So variations of this question have been asked a few times, but I think my case is somewhat different than the previous questions as they either have larger sample sizes and/or cross-sectional data.
I have a time series model of the form $$x(t+1) = f_i(x(t)|\theta_i) + \xi_t$$
for several different models $f_i (\cdot|\theta_i)$, and I estimate $\theta_i$ by maximum likelihood using a conditional decomposition. Besides using AIC for model selection, I also want to do some cross-validation.
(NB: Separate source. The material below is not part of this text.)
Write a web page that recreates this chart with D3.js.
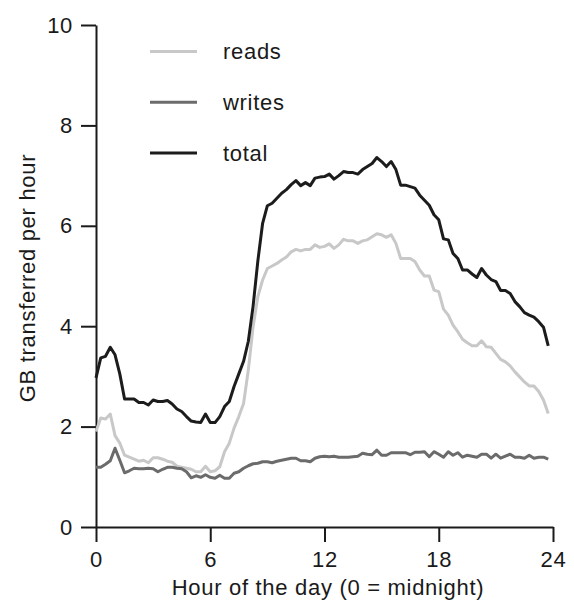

I read elsewhere that due to the temporal structure of time series models, normal cross-validation techniques such as $K$-fold cross-validation are inappropriate.
For this reason I want to use the cross-validation technique described here that starts with an initial training set, it makes a prediction on the next observation, and then expands the training set by one, and so on. (see picture below)
The problem I have is that my dataset is really small, around 30-40 observations, and I have to estimate 5 parameters of interest. My MLE estimates are already not very robust (according to bootstrap standard errors I obtained) for my sample size, and so splitting my already-small sample size will create very unstable estimates.
So my question is what training/testing split should I initially start off with? Before expanding it according to each step. I was thinking of a 2/3 and 1/3 split for the training and testing datasets, but that only leaves around 10 observations to be predicted in the cross-validation. Is this to small?
Welcoming of any suggestions and/or references to check out.